Redemption- where emotions begin and end.

When writing I rarely think of my theme or I am not aware of the theme I’m translating into the story until the second draft. Perhaps, writers naturally include their choice of theme unknowingly and based on experiences and thoughts which have been pushed so far back in their minds they do not realize they were there. Writers are reminded of these thoughts through their characters and stories. Finding that theme for me is rewarding because themes can show me and others a glimpse of the real world. A lot of people who write, love escaping into fictional worlds.  Imagination is my ticket to wherever the hell I want to go. Nonetheless, it is impossible to completely neglect the truth of the reality. Writing is a chance to portray examples of people, cultures … Somewhere in the book is a mirror of society that people live in daily. When I find my theme or I already know it, I use it to teach myself and readers about the real world and the people who impact it, including myself of course.  At least that is my attention. The affect theory focuses on human emotions, such as guilt, sadness, love, and redemption, which is one I am taking special interest in this post. There are many more emotions listed under the affect theory. These emotions may result as a response or may be the origins to a response.

That moment where one feels as if nothing can get worse or better. What has been done cannot be undone. Redemption is true if the person wants it to be true and if she/he finds it necessary. Why does this person need to redeem him or herself? Guilt can be a common starting point which drives one to chase redemption.

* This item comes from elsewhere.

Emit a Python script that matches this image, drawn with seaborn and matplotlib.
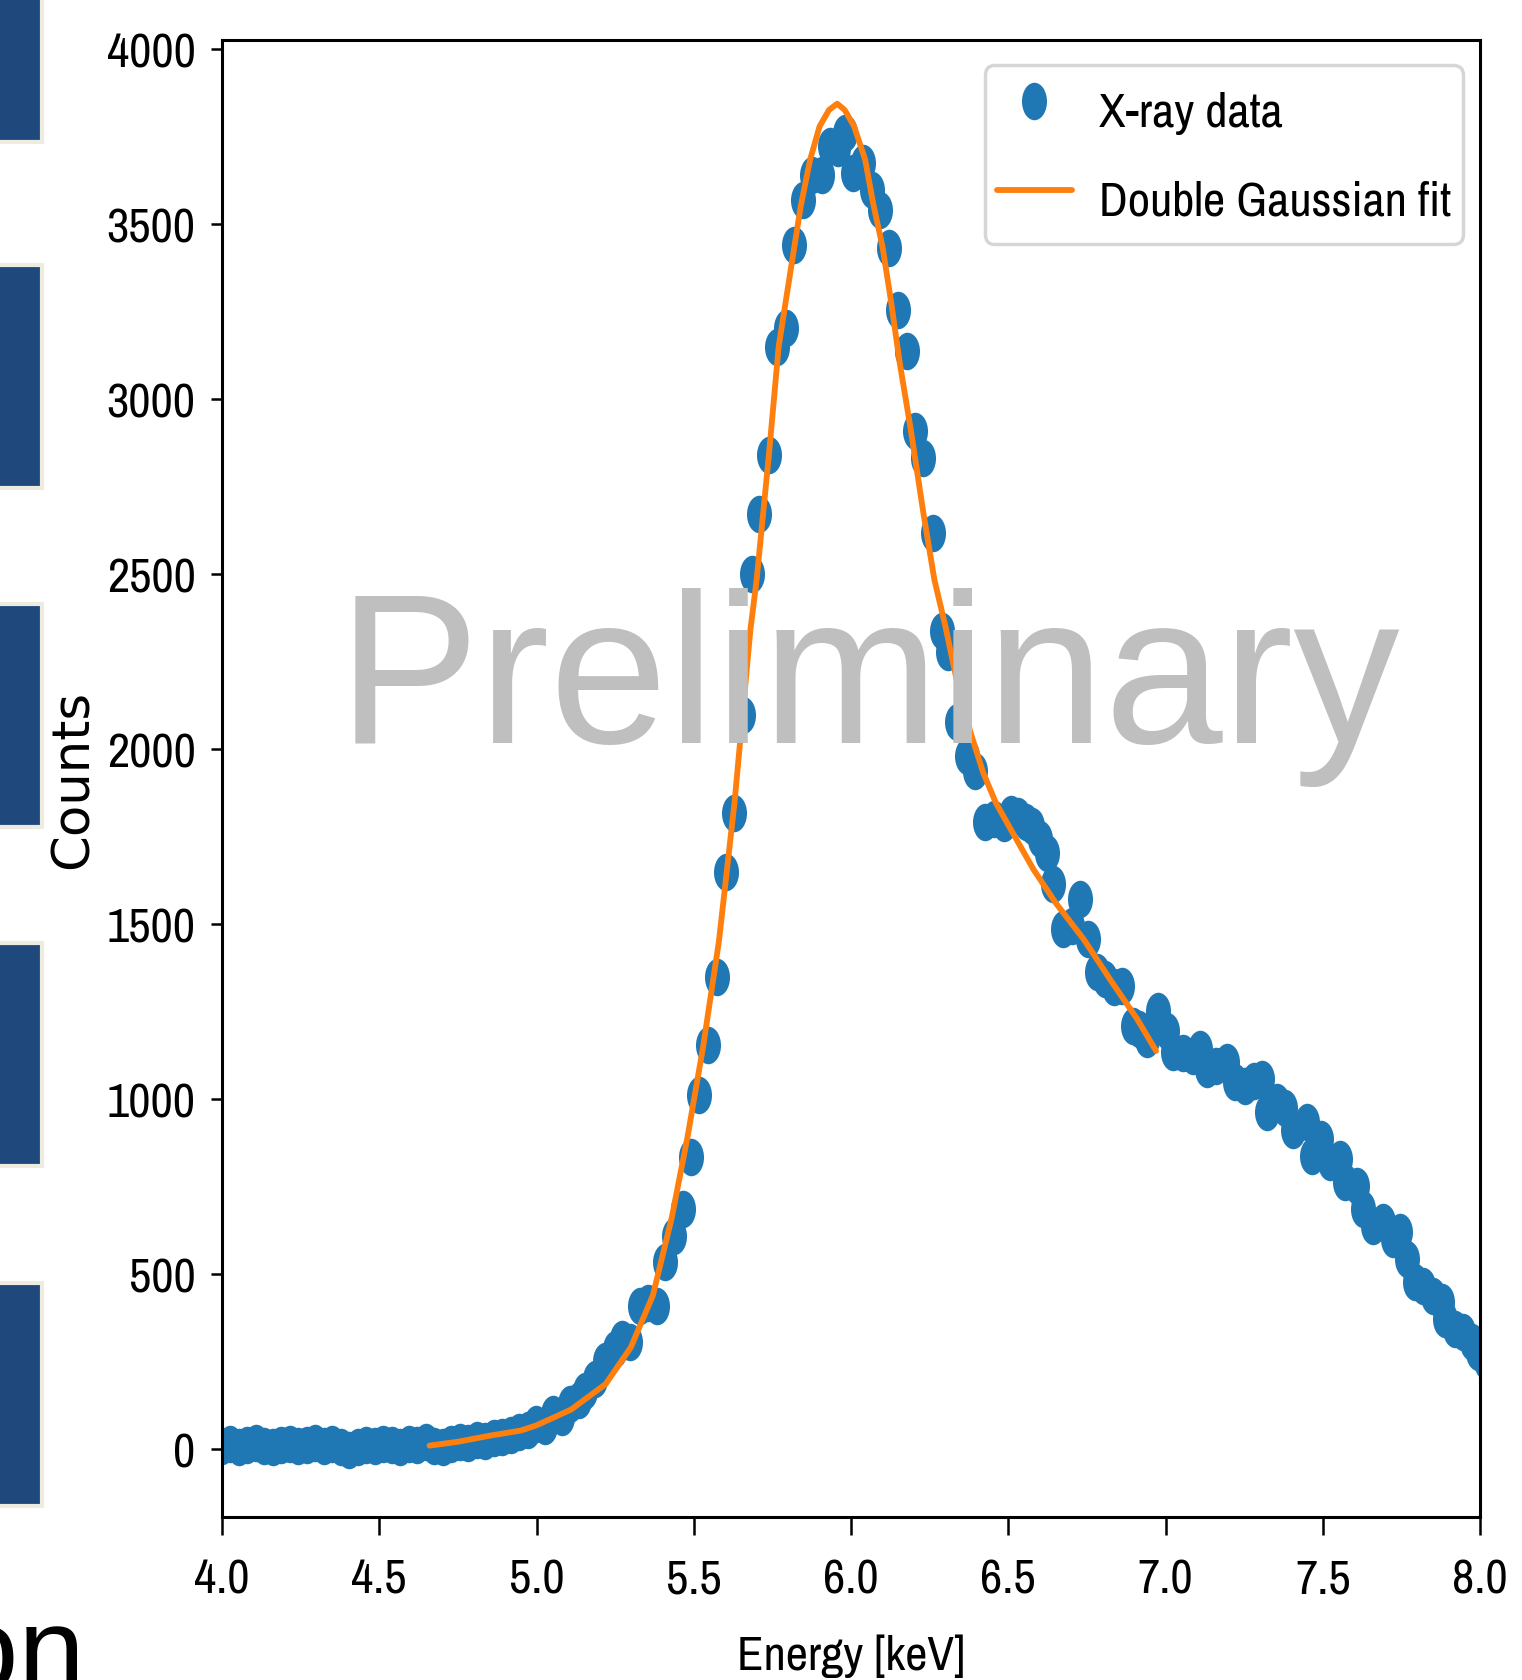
import pandas as pd
import seaborn as sns
import matplotlib.pyplot as plt
from matplotlib import font_manager
from matplotlib.path import Path
from matplotlib.transforms import Affine2D
from matplotlib.patches import Rectangle

# Данные
energy = [4.000, 4.027, 4.054, 4.081, 4.108, 4.135, 4.162, 4.189, 4.216, 4.243,
          4.270, 4.297, 4.324, 4.351, 4.378, 4.405, 4.432, 4.459, 4.486, 4.513,
          4.540, 4.567, 4.594, 4.621, 4.648, 4.675, 4.702, 4.729, 4.756, 4.783,
          4.810, 4.837, 4.864, 4.891, 4.918, 4.945, 4.972, 4.999, 5.026, 5.053,
          5.080, 5.107, 5.134, 5.154, 5.186, 5.218, 5.250, 5.271, 5.297, 5.329,
          5.355, 5.382, 5.409, 5.437, 5.467, 5.491, 5.517, 5.546, 5.573, 5.602,
          5.629, 5.656, 5.684, 5.708, 5.739, 5.766, 5.793, 5.819, 5.846, 5.875,
          5.907, 5.933, 5.958, 5.981, 6.007, 6.039, 6.066, 6.092, 6.122, 6.150,
          6.177, 6.203, 6.230, 6.260, 6.288, 6.309, 6.336, 6.368, 6.394, 6.426,
          6.455, 6.485, 6.508, 6.532, 6.555, 6.575, 6.601, 6.622, 6.643, 6.675,
          6.702, 6.728, 6.755, 6.781, 6.808, 6.835, 6.861, 6.898, 6.915, 6.940,
          6.977, 7.004, 7.025, 7.057, 7.088, 7.110, 7.131, 7.160, 7.194, 7.221,
          7.253, 7.280, 7.306, 7.322, 7.354, 7.380, 7.406, 7.449, 7.465, 7.496,
          7.523, 7.555, 7.571, 7.608, 7.629, 7.661, 7.693, 7.724, 7.746, 7.767,
          7.793, 7.820, 7.852, 7.878, 7.889, 7.920, 7.947, 7.973, 7.995, 8.020]
counts = [8, 14, 6, 11, 17, 9, 4, 12, 15, 7,
          10, 16, 9, 13, 5, -4, 6, 12, 8, 14,
          10, 6, 15, 11, 18, 9, 5, 13, 20, 16,
          24, 21, 30, 34, 40, 47, 55, 72, 64, 100,
          92, 128, 140, 165, 200, 250, 285, 314, 305, 408,
          418, 408, 534, 608, 685, 834, 1011, 1153, 1348, 1649,
          1817, 2098, 2500, 2670, 2841, 3150, 3204, 3439, 3569, 3641,
          3641, 3722, 3718, 3761, 3646, 3675, 3598, 3541, 3432, 3255,
          3136, 2908, 2832, 2618, 2337, 2276, 2076, 1979, 1936, 1790,
          1800, 1789, 1815, 1808, 1790, 1780, 1742, 1704, 1613, 1485,
          1495, 1571, 1456, 1362, 1342, 1320, 1322, 1208, 1200, 1171,
          1251, 1195, 1133, 1130, 1122, 1142, 1085, 1095, 1105, 1048,
          1037, 1050, 1057, 962, 991, 975, 910, 934, 837, 885,
          819, 828, 762, 751, 685, 637, 648, 600, 620, 543,
          477, 465, 437, 420, 371, 343, 334, 306, 277, 250]

fit_energy = [4.66, 4.75, 4.855, 4.95, 5.00, 5.11, 5.22, 5.30, 5.37, 5.43,
              5.48, 5.53, 5.58, 5.63, 5.68, 5.70, 5.74, 5.77, 5.81, 5.84,
              5.87, 5.90, 5.93, 5.956, 5.98, 6.01, 6.045, 6.07, 6.10, 6.125,
              6.155, 6.19, 6.23, 6.265, 6.30, 6.34, 6.38, 6.42, 6.46, 6.52,
              6.58, 6.65, 6.74, 6.83, 6.91, 6.97]
fit_counts = [9, 20, 38, 52, 67, 112, 185, 290, 438, 660,
              890, 1150, 1450, 1850, 2340, 2484, 2850, 3150, 3379, 3550,
              3684, 3779, 3826, 3844, 3826, 3779, 3684, 3561, 3436, 3293,
              3103, 2913, 2675, 2484, 2351, 2180, 2047, 1933, 1847, 1751,
              1656, 1561, 1456, 1333, 1228, 1137]

x_ticks = [4.0, 4.5, 5.0, 5.5, 6.0, 6.5, 7.0, 7.5, 8.0]
y_ticks = [0, 500, 1000, 1500, 2000, 2500, 3000, 3500, 4000]

sns.set_style('ticks', rc={'axes.edgecolor': 'black', 'xtick.color': 'black',
                           'ytick.color': 'black', 'text.color': 'black',
                           'axes.labelcolor': 'black'})

# ищем узкий шрифт, иначе обычный DejaVu Sans
NARROW, STRETCH, TSIZE = 'DejaVu Sans', 'normal', 25
for f in font_manager.fontManager.ttflist:
    if 'Narrow' in f.name or 'Condensed' in f.name:
        NARROW, STRETCH, TSIZE = f.name, 'normal', 35
        break
    if f.stretch in ('condensed', 'semi-condensed') and f.name == 'DejaVu Sans':
        NARROW, STRETCH, TSIZE = 'DejaVu Sans', 'condensed', 30
plt.rcParams['font.family'] = [NARROW, 'DejaVu Sans']
plt.rcParams['font.stretch'] = STRETCH

W, H = 1522, 1681
fig = plt.figure(figsize=(W / 100, H / 100), dpi=100)
ax = fig.add_axes([222 / W, 1 - 1518 / H, (1480 - 222) / W, (1518 - 41) / H])

df = pd.DataFrame({'energy': energy, 'counts': counts})
fit_df = pd.DataFrame({'energy': fit_energy, 'counts': fit_counts})

# вытянутый по вертикали маркер
ellipse = Path.unit_circle().transformed(Affine2D().scale(1, 1.5))

sns.scatterplot(data=df, x='energy', y='counts', marker=ellipse, s=730,
                color='#1f77b4', linewidth=0, label='X-ray data', ax=ax)
sns.lineplot(data=fit_df, x='energy', y='counts', color='#ff7f0e', linewidth=4.2,
             sort=False, estimator=None, label='Double Gaussian fit', ax=ax)

ax.set_xlim(4.0, 8.0)
ax.set_ylim(-195, 4026)
ax.set_xticks(x_ticks)
ax.set_xticklabels([f'{t:.1f}' for t in x_ticks])
ax.set_yticks(y_ticks)
ax.tick_params(axis='y', length=8, width=1.8, pad=11, labelsize=TSIZE)
ax.tick_params(axis='x', length=13, width=1.8, pad=16, labelsize=TSIZE)
for sp in ax.spines.values():
    sp.set_linewidth(2.2)

ax.set_xlabel('Energy [keV]', fontsize=TSIZE)
ax.set_ylabel('Counts', fontsize=37, family='DejaVu Sans', fontstretch='normal')
ax.xaxis.set_label_coords(0.5, -0.079)
ax.yaxis.set_label_coords(-0.098, 0.5)

leg = ax.legend(loc='upper right', bbox_to_anchor=(0.9865, 0.9831), borderaxespad=0,
                prop={'family': NARROW, 'size': TSIZE, 'stretch': STRETCH},
                frameon=True, fancybox=True, framealpha=0.8, edgecolor='0.8',
                borderpad=0.25, labelspacing=0.45, handlelength=1.55,
                handleheight=1.72, handletextpad=0.55)
leg.get_frame().set_linewidth(2.5)

# синие плашки слайда слева
for top in [-80, 266, 605, 944, 1284]:
    fig.patches.append(Rectangle((-10 / W, 1 - (top + 223) / H), 52 / W, 223 / H,
                                 transform=fig.transFigure, facecolor='#1F497D',
                                 edgecolor='#EEECE1', linewidth=3))

fig.text(869 / W, 1 - 743 / H, 'Preliminary', ha='center', va='baseline',
         fontsize=153, color='#bfbfbf', family='Liberation Sans', zorder=10)
fig.text(85 / W, 1 - 1690 / H, 'on', ha='right', va='baseline',
         fontsize=86, family='Liberation Sans', color='black')

plt.savefig('out.png', dpi=100)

Whether it is from the regret of quitting high school, betraying a friend, or worse, committing some horrible crime or accident that had life traumatizing results on the person and the people close to the family member or friend. So, guilt arises, along with what I will say being at least somewhat self-absorbed. One wants to redeem him or herself to feel better. Or do they genuinely feel they owe it to the person or people impacted from this person’s action?

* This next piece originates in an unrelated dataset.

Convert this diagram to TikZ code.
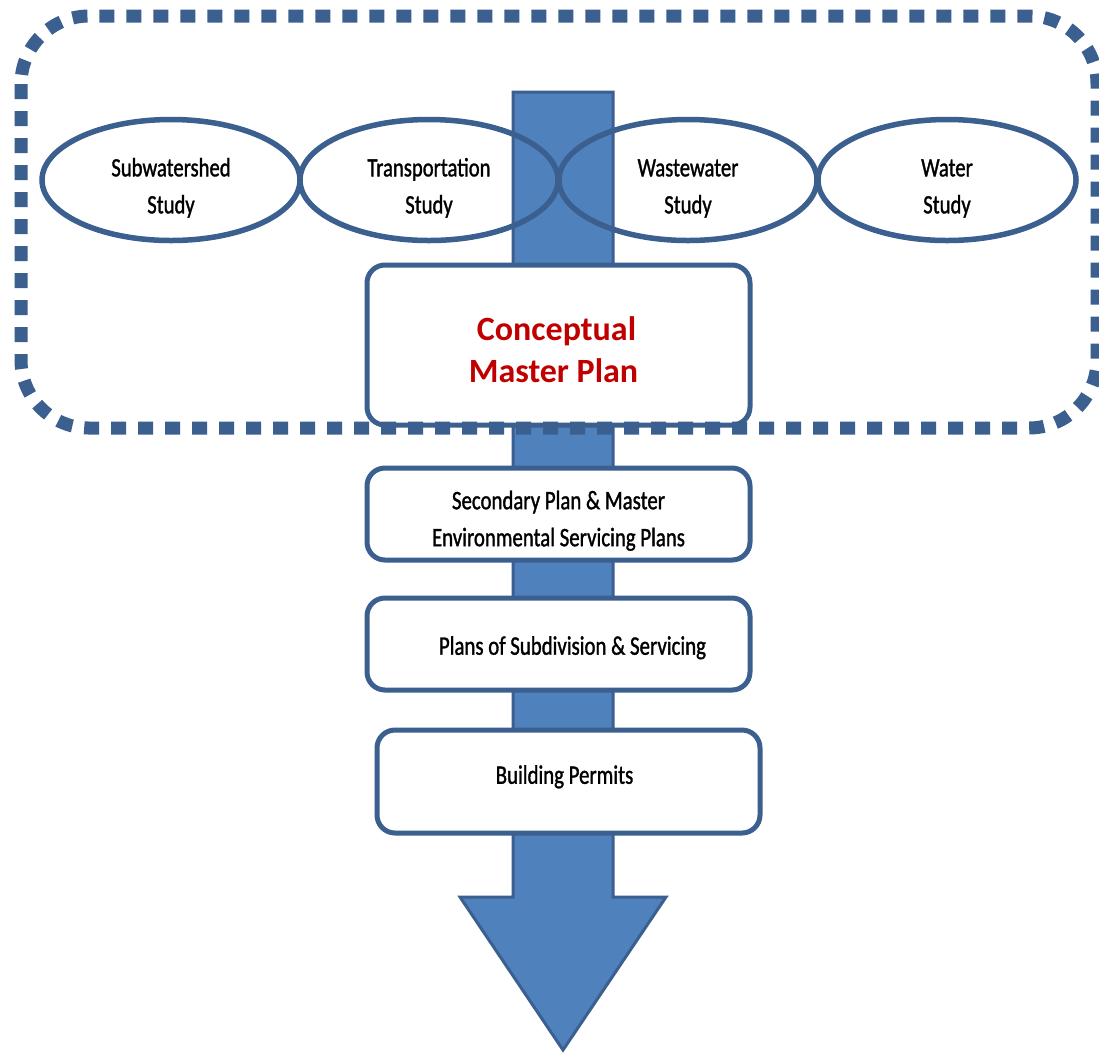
\documentclass[tikz,border=0pt]{standalone}
\usepackage{fontspec}
\setmainfont{Carlito}
\newfontfamily\narrowfont{Carlito}[FakeStretch=0.78,FakeBold=1.2]
\usetikzlibrary{shapes.geometric}
\definecolor{borderblue}{HTML}{3B5F8E}
\definecolor{arrowblue}{HTML}{4F81BD}
\definecolor{titlered}{HTML}{C00000}
\newcommand{\lowerby}[1]{\rule{0pt}{#1}}
\begin{document}
\begin{tikzpicture}[x=1pt,y=-1pt,
  study/.style={ellipse, draw=borderblue, line width=5.5pt, minimum width=258pt,
    minimum height=121pt, inner sep=0pt, align=center,
    font=\narrowfont\fontsize{26.5}{37}\selectfont},
  stepbox/.style={rectangle, draw=borderblue, line width=5pt, fill=white,
    rounded corners=18pt, minimum width=383pt, inner sep=0pt, align=center,
    font=\narrowfont\fontsize{26.7}{37}\selectfont},
  bigarrow/.style={draw=borderblue, line width=3pt, fill=arrowblue, line join=miter},
  groupframe/.style={draw=borderblue, line width=13pt, dash pattern=on 15pt off 12pt,
    rounded corners=68pt}
]
\useasboundingbox (0,0) rectangle (1099,1053);
\fill[white] (0,0) rectangle (1099,1053);

% big downward arrow
\coordinate (atip) at (563,1050);
\draw[bigarrow] (513,92) -- (613,92) -- (613,897) -- (666,897) -- (atip)
  -- (460,897) -- (513,897) -- cycle;

% studies
\node[study] (sub)   at (171,180) {\lowerby{34pt}Subwatershed\\Study};
\node[study] (trans) at (429,180) {\lowerby{34pt}Transportation\\Study};
\node[study] (waste) at (688,180) {\lowerby{34pt}Wastewater\\Study};
\node[study] (water) at (947,180) {\lowerby{34pt}Water\\Study};

% steps
\node[stepbox, minimum height=160pt,
  font=\bfseries\fontsize{34}{42}\selectfont, text=titlered] (cmp) at (558.5,345)
  {\lowerby{34pt}Conceptual\hspace*{4pt}\\Master Plan\hspace*{10pt}};
\node[stepbox, minimum height=92pt] (sec) at (558.5,514)
  {\lowerby{32pt}Secondary Plan \& Master\\Environmental Servicing Plans};
\node[stepbox, minimum height=92pt] (subd) at (558.5,644)
  {\hspace*{28pt}\lowerby{26pt}Plans of Subdivision \& Servicing};
\node[stepbox, minimum height=103pt] (bp) at (568.5,781.5)
  {Building Permits\rule[-14pt]{0pt}{14pt}\hspace*{8pt}};

% grouping frame
\draw[groupframe] (21,16) rectangle (1097,428);
\end{tikzpicture}
\end{document}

Books hold many examples of redemption, as do movies. Some that come to mind are A Christmas Carol, The Kite Runner, and even the Lord of the Rings trilogy can be thought of as a story of guilt and redemption. Scrooge begins as a poor-spirited and bitter person until he sees his mistakes through the moments in time shown to him by the ghosts from Christmas past and future. It is then he recognizes his mistakes. Guilty, he begins his road to redemption by giving to the people he had been hateful to. Is it out of pure guilt, or is it because he wants his character to be seen as good and not the hateful man he sees in his past and possible future?

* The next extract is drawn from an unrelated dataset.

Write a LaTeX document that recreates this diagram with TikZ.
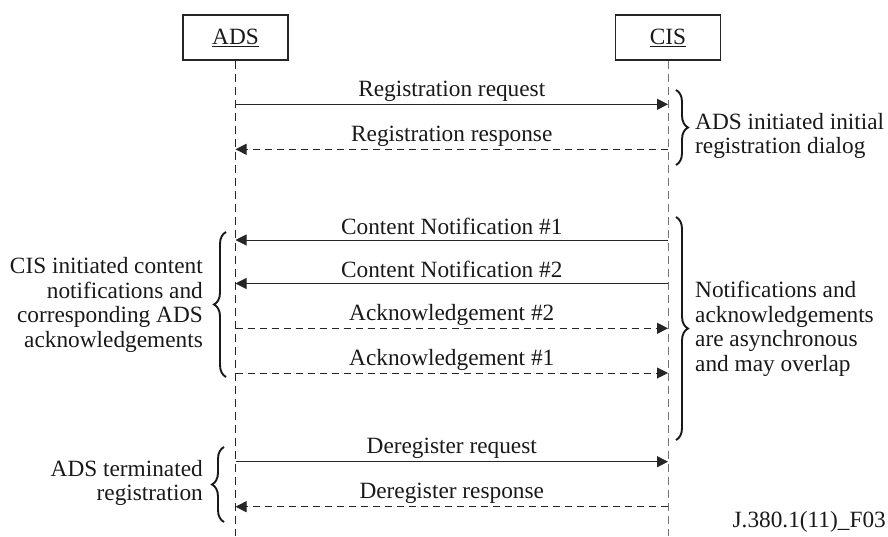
\documentclass[tikz,border=0pt]{standalone}
\usepackage{fontspec}
\setmainfont{Liberation Serif}
\usetikzlibrary{arrows.meta,decorations.pathreplacing}
\begin{document}
\begin{tikzpicture}[x=1pt,y=-1pt,
  every node/.style={font=\fontsize{23.3}{24.5}\selectfont, inner sep=0pt, text=black!90},
  actor/.style={draw=black!85, line width=1.2pt, minimum width=105pt, minimum height=45pt},
  life/.style={dash pattern=on 8pt off 5pt, line width=1pt},
  msg/.style={line width=1pt, draw=black!85, -{Triangle[length=11pt,width=11pt]}},
  reply/.style={msg, dash pattern=on 7pt off 5pt},
  lbl/.style={anchor=base},
  brc/.style={decorate, decoration={brace, amplitude=12pt}, line width=1.9pt, draw=black!90},
  rnote/.style={align=left, anchor=west},
  lnote/.style={align=right, anchor=east}]
\useasboundingbox (0,0) rectangle (888,536);

% actors
\node[actor] (ads) at (235.5,37.5) {\underline{ADS}};
\node[actor] (cis) at (668,37.5) {\underline{CIS}};
\coordinate (adsend) at (235.5,536);
\coordinate (cisend) at (668,536);
\draw[life, draw=black!85] (ads.south) -- (adsend);
\draw[life, draw=black!55] (cis.south) -- (cisend);

% message end points
\foreach \n/\y in {1/104.3,2/149.3,3/240,4/283.5,5/328.3,6/373,7/461.7,8/506.7}{
  \coordinate (a\n) at (235.5,\y);
  \coordinate (c\n) at (668,\y);
}

% messages
\draw[msg] (a1) -- node[lbl, yshift=8pt] (m1) {Registration request} (c1);
\draw[reply] (c2) -- node[lbl, yshift=8pt] (m2) {Registration response} (a2);
\draw[msg] (c3) -- node[lbl, yshift=6pt] (m3) {Content Notification \#1} (a3);
\draw[msg] (c4) -- node[lbl, yshift=6pt] (m4) {Content Notification \#2} (a4);
\draw[reply] (a5) -- node[lbl, yshift=8pt] (m5) {Acknowledgement \#2} (c5);
\draw[reply] (a6) -- node[lbl, yshift=8pt] (m6) {Acknowledgement \#1} (c6);
\draw[msg] (a7) -- node[lbl, yshift=8pt] (m7) {Deregister request} (c7);
\draw[reply] (c8) -- node[lbl, yshift=8pt] (m8) {Deregister response} (a8);

% braces
\coordinate (b1t) at (676,90);   \coordinate (b1b) at (676,165);
\coordinate (b2t) at (676,217);  \coordinate (b2b) at (676,440);
\coordinate (b3t) at (226,232);  \coordinate (b3b) at (226,377);
\coordinate (b4t) at (224,447);  \coordinate (b4b) at (224,522);
\draw[brc] (b1t) -- (b1b);
\draw[brc] (b2t) -- (b2b);
\draw[brc] (b3b) -- (b3t);
\draw[brc] (b4b) -- (b4t);

\node[rnote] (n1) at (695,136) {ADS initiated initial\\registration dialog};
\node[rnote] (n2) at (695,329) {Notifications and\\acknowledgements\\are asynchronous\\and may overlap};
\node[lnote] (n3) at (203,305) {CIS initiated content\\notifications and\\corresponding ADS\\acknowledgements};
\node[lnote] (n4) at (203,483) {ADS terminated\\registration};

\node[anchor=east] (fig) at (886,522) {J.380.1(11)\_F03};
\end{tikzpicture}
\end{document}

The theme of redemption is viewed individually, meaning some consider redemption common and a positive reaction to guilt. Others view it as selfish, and people with religious beliefs may see it as wrong. Personally, it is hard for me to conclude since redemption happens in many ways. Redemption in a gangster fiction, like The Godfather, can be killing another person or people to seek revenge. In this case, redemption is associated with revenge, and more than likely the majority will see it as wrong. In this example, the person who seeks to redeem him or herself through violent revenge may end up back at the guilty stage, eventually. How will this person find redemption once again, without restarting the cycle?